Executive director of Waskasoo Environmental Education Society retires

When Jim Robertson arrived in Red Deer in 1985 from Lake Louise, he noticed the local population wasn’t too plugged into environmental matters.

When Jim Robertson arrived in Red Deer in 1985 from Lake Louise, he noticed the local population wasn’t too plugged into environmental matters.

Three decades later, as Robertson is about to retire from his job as executive director of the Waskasoo Environmental Education Society, he’s noticed there’s been a giant leap forward in public perception about sustainable energy, alternative transportation, recycling and climate change.

While most of this comes from a growing global movement towards better environmental awareness, Robertson hopes his oversight of the Waskasoo Park Interpretive Program also played a small part in raising understanding in the Red Deer area.

Over the years, Robinson heard many adults say that they’ve learned as much as their children from the Nature Nursery, or other programs aimed at school groups, scouts, guides and various other youth organizations.

“Parents have told us there was a lot of two-way learning,” as their kids shared the information they’d discovered at the Kerry Wood Nature Centre or Gaetz Lake Sanctuary, he said.

When Robertson started his job in Red Deer, the nature centre was just starting to be developed.
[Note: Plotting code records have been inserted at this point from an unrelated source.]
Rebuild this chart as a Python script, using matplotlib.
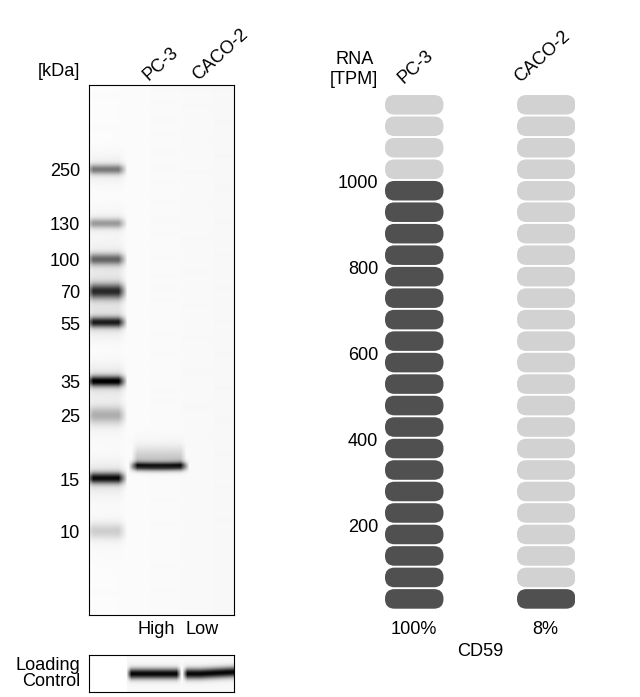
import matplotlib
matplotlib.use('Agg')
import matplotlib.pyplot as plt
from matplotlib.patches import FancyBboxPatch
from matplotlib.transforms import ScaledTranslation
import numpy as np

plt.rcParams['font.family'] = ['Liberation Sans', 'DejaVu Sans']
plt.rcParams['font.size'] = 13.1

W, H = 640, 697

# marker ladder (row = pixel row of the band)
marker_kda = ['250', '130', '100', '70', '55', '35', '25', '15', '10']
marker_row = [169, 223, 259, 291, 322, 381, 415, 478, 531]
marker_dark = [0.46, 0.34, 0.52, 0.74, 0.78, 0.90, 0.27, 0.85, 0.16]
marker_sigma = [3.4, 3.4, 4.0, 5.2, 3.6, 3.6, 6.0, 3.8, 5.5]

lanes = ['PC-3', 'CACO-2']
lane_level = ['High', 'Low']

rna_ticks = [200, 400, 600, 800, 1000]
rna_tpm = [1000, 80]
rna_percent = ['100%', '8%']
gene = 'CD59'
segment_tpm = 50
segment_count = 24


def px_axes(left, top, right, bottom):
    return fig.add_axes([left / W, 1 - bottom / H, (right - left) / W, (bottom - top) / H])


def put_text(x, y, s, **kw):
    fig.text(x / W, 1 - y / H, s, va='center', **kw)


def soft_box(xx, x0, x1, edge):
    return np.clip((xx - x0) / edge, 0, 1) * np.clip((x1 - xx) / edge, 0, 1)


fig = plt.figure(figsize=(W / 100, H / 100), dpi=100)
down_1px = ScaledTranslation(0, -1 / 100, fig.dpi_scale_trans)

# main blot
ax = px_axes(89, 85, 234, 615)
yy, xx = np.mgrid[85:616, 89:235].astype(float)
dark = 0.012 + 0.018 * (xx - 89) / 146
for row, d, s in zip(marker_row, marker_dark, marker_sigma):
    lane = soft_box(xx, 84, 127, 9)
    dark += d * np.exp(-((yy - row) / s) ** 2 / 2) * lane
    dark += 0.12 * d * np.exp(-((yy - row) / (3 * s)) ** 2 / 2) * lane
# PC-3 band and the smear above it
dark += 0.88 * np.exp(-((yy - 466.5 + 0.0006 * (xx - 158) ** 2) / 2.9) ** 2 / 2) * soft_box(xx, 128, 189, 9)
dark += 0.2 * np.exp(-((yy - 460) / 9) ** 2 / 2) * soft_box(xx, 131, 186, 6) * (yy < 466)
ax.imshow(1 - np.clip(dark, 0, 1), cmap='gray', vmin=0, vmax=1, aspect='auto',
          extent=(89, 235, 615.5, 85), interpolation='bilinear')
ax.set_xlim(89, 234)
ax.set_ylim(615, 85)
ax.set_xticks([])
ax.set_yticks(marker_row)
ax.set_yticklabels(marker_kda)
ax.tick_params(axis='y', length=0, pad=6.5)
for lab in ax.get_yticklabels():
    lab.set_transform(lab.get_transform() + down_1px)

# loading control
lc = px_axes(89, 654.5, 234, 692)
yy, xx = np.mgrid[654:693, 89:235].astype(float)
dark = 0.03 * (xx > 126)
band_row = 673.5 - 0.05 * np.clip(xx - 200, 0, None)
dark += 0.95 * np.exp(-((yy - band_row) / 3.6) ** 2 / 2) * (soft_box(xx, 126, 181, 5) + soft_box(xx, 182, 245, 5))
lc.imshow(1 - np.clip(dark, 0, 1), cmap='gray', vmin=0, vmax=1, aspect='auto',
          extent=(89, 235, 693, 654), interpolation='bilinear')
lc.set_xlim(89, 234)
lc.set_ylim(692, 654.5)
lc.set_xticks([])
lc.set_yticks([])

# RNA segments
rna = px_axes(385, 95, 575, 610.6)
rna.set_xlim(385, 575)
rna.set_ylim(0, segment_tpm * segment_count)
tpm_per_px = segment_tpm / 21.48
for col_left, value in zip([385, 517], rna_tpm):
    for i in range(segment_count):
        col = '#505050' if (i + 1) * segment_tpm <= value else '#d2d2d2'
        low = i * segment_tpm + 1.9 * tpm_per_px
        rna.add_patch(FancyBboxPatch((col_left, low), 58.5, segment_tpm - 1.9 * tpm_per_px,
                                     boxstyle='round,pad=0,rounding_size=9.5',
                                     mutation_aspect=tpm_per_px, fc=col, ec='none'))
rna.set_xticks([])
rna.set_yticks(rna_ticks)
rna.tick_params(axis='y', length=0, pad=5)
for lab in rna.get_yticklabels():
    lab.set_transform(lab.get_transform() + down_1px)
for sp in rna.spines.values():
    sp.set_visible(False)
rna.patch.set_visible(False)

# labels
put_text(80, 71, '[kDa]', ha='right')
put_text(161, 64, lanes[0], ha='center', rotation=42, rotation_mode='anchor')
put_text(220, 55, lanes[1], ha='center', rotation=42, rotation_mode='anchor')
put_text(156, 630, lane_level[0], ha='center')
put_text(202, 630, lane_level[1], ha='center')
put_text(80, 665, 'Loading', ha='right')
put_text(80, 682, 'Control', ha='right')
put_text(355, 60, 'RNA', ha='center')
put_text(354, 80, '[TPM]', ha='center')
put_text(416, 67, lanes[0], ha='center', rotation=42, rotation_mode='anchor')
put_text(542, 57, lanes[1], ha='center', rotation=42, rotation_mode='anchor')
put_text(414, 629, rna_percent[0], ha='center')
put_text(545, 629, rna_percent[1], ha='center')
put_text(480, 651, gene, ha='center')

fig.savefig('out.png', dpi=100)
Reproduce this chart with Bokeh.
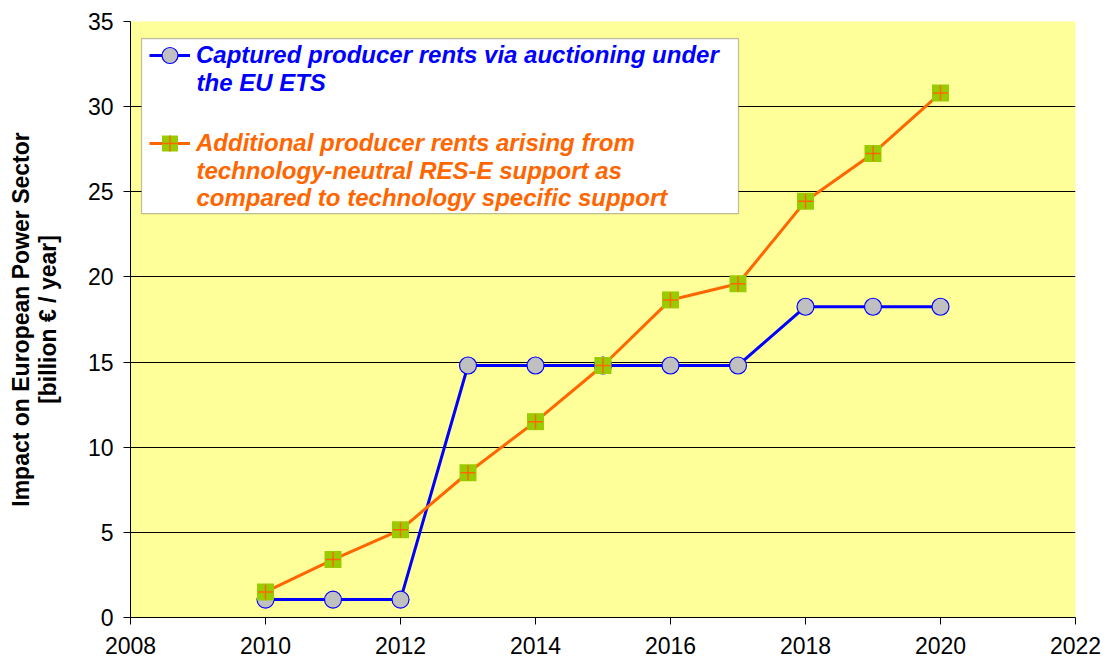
from bokeh.plotting import figure
from bokeh.models import Range1d, FixedTicker, Legend, LegendItem, BoxAnnotation, Label
from bokeh.embed import file_html
from bokeh.resources import INLINE

years = [2010, 2011, 2012, 2013, 2014, 2015, 2016, 2017, 2018, 2019, 2020]
captured = [1.05, 1.05, 1.05, 14.8, 14.8, 14.8, 14.8, 14.8, 18.25, 18.25, 18.25]
additional = [1.5, 3.4, 5.15, 8.5, 11.5, 14.8, 18.65, 19.6, 24.45, 27.25, 30.8]
x_ticks = [2008, 2010, 2012, 2014, 2016, 2018, 2020, 2022]
y_ticks = [0, 5, 10, 15, 20, 25, 30, 35]

label_blue = ["Captured producer rents via auctioning under", "the EU ETS"]
label_orange = ["Additional producer rents arising from",
                "technology-neutral RES-E support as",
                "compared to technology specific support"]

FONT = "Liberation Sans"
BLUE = "#0000FF"
ORANGE = "#FF6600"

p = figure(width=1109, height=664, output_backend="svg", toolbar_location=None,
           x_range=Range1d(2008, 2022), y_range=Range1d(0, 35),
           min_border_left=130, min_border_right=34, min_border_top=21, min_border_bottom=47)

p.background_fill_color = "#FFFF99"
p.border_fill_color = "white"
p.outline_line_color = None
p.xgrid.grid_line_color = None
p.ygrid.grid_line_color = "black"
p.ygrid.grid_line_width = 1

for ax in (p.xaxis, p.yaxis):
    ax.axis_line_color = "black"
    ax.major_tick_line_color = "black"
    ax.major_tick_in = 0
    ax.major_tick_out = 7
    ax.minor_tick_line_color = None
    ax.major_label_text_font = FONT
    ax.major_label_text_font_size = "23px"
    ax.major_label_text_color = "black"

p.xaxis.major_label_standoff = 12
p.yaxis.major_label_standoff = 10

p.xaxis.ticker = FixedTicker(ticks=x_ticks)
p.yaxis.ticker = FixedTicker(ticks=y_ticks)

p.yaxis.axis_label = "Impact on European Power Sector\n[billion \u20ac / year]"
p.yaxis.axis_label_text_font = FONT
p.yaxis.axis_label_text_font_size = "23px"
p.yaxis.axis_label_text_font_style = "bold"
p.yaxis.axis_label_text_color = "black"
p.yaxis.axis_label_text_line_height = 1.05
p.yaxis.axis_label_standoff = 24

# series
bl = p.line(years, captured, line_color=BLUE, line_width=3)
bm = p.scatter(years, captured, marker="circle", size=17, fill_color="#C0C0C0",
               line_color=BLUE, line_width=1.2)

ol = p.line(years, additional, line_color=ORANGE, line_width=3)
om = p.scatter(years, additional, marker="square", size=17, fill_color="#99CC00",
               line_color=None)
oc = p.scatter(years, additional, marker="cross", size=15, fill_color=None,
               line_color=ORANGE, line_width=1.5)

# legend box
box = BoxAnnotation(left=2008 + (141 - 130) / 67.5, right=2008 + (738 - 130) / 67.5,
                    top=(617 - 38) / 17.03, bottom=(617 - 213) / 17.03,
                    fill_color="white", fill_alpha=1.0, line_color="#222222", line_width=1.2)
p.add_layout(box)

def make_legend(text, rends, color, vy):
    lg = Legend(items=[LegendItem(label=text, renderers=rends)],
                location=(19, vy), margin=0, padding=0, spacing=0,
                glyph_width=41, glyph_height=40, label_height=24, label_standoff=6,
                label_text_font=FONT, label_text_font_size="24px",
                label_text_font_style="bold italic", label_text_color=color,
                border_line_color=None, background_fill_alpha=0)
    p.add_layout(lg)

make_legend(label_blue[0], [bl, bm], BLUE, 542)
make_legend(label_orange[0], [ol, om, oc], ORANGE, 454)

xt = 2008 + (196 - 130) / 67.5
for txt, py, col in [(label_blue[1], 82, BLUE), (label_orange[1], 170, ORANGE),
                     (label_orange[2], 197, ORANGE)]:
    p.add_layout(Label(x=xt, y=(617 - py) / 17.03, text=txt, text_baseline="middle",
                       text_font=FONT, text_font_size="24px", text_font_style="bold italic",
                       text_color=col))

open("out.html", "w").write(file_html(p, INLINE))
Robertson helped plan the original display space, as well as an interpretive program for Red Deer’s then-new Waskasoo urban park system.

Last year, the nature centre was renovated and a new museum display was installed. A nature playground was also added, as well as the Harmony Garden music park, built with the help of the Kiwanis Club and Twilight Homes Foundation.

Robertson feels the centre has come full circle, and it’s now a good time to step aside “and let someone with more youthful energy take over.”

Todd Nivens, program co-ordinator for the Waskasoo Environmental Education Society, will be moving into his position after Robertson’s retirement next week.

Robertson recalled a controlled burn was done at the centre several years ago to encourage the growth of native grasses instead of the vestiges of hay and other cultivated crops that grew there. He believes more controlled burns will likely be necessary to fully regenerate native vegetation, but “that’ll be up to Todd when he takes over.”

He considers his work for the non-profit Waskasoo Environmental Education Society, which manages the nature centre, sanctuary, Fort Normandeau and the city-wide Waskasoo Parks program, as very fulfilling.

“I was supposed to come here for five years, but my wife and I found this a very good town to raise a family.”

With two grown children, Robertson plans to do some travelling with his spouse, as well as trying his hand at building a canoe and refurbishing an antique sleigh.

Meanwhile, a come-and-go celebration for Robertson will be held from 3-5 p.m. on Friday, Sept. 2 at the Kerry Wood Nature Centre. Everyone is invited “to join…in wishing him the best in steps toward his next adventure.”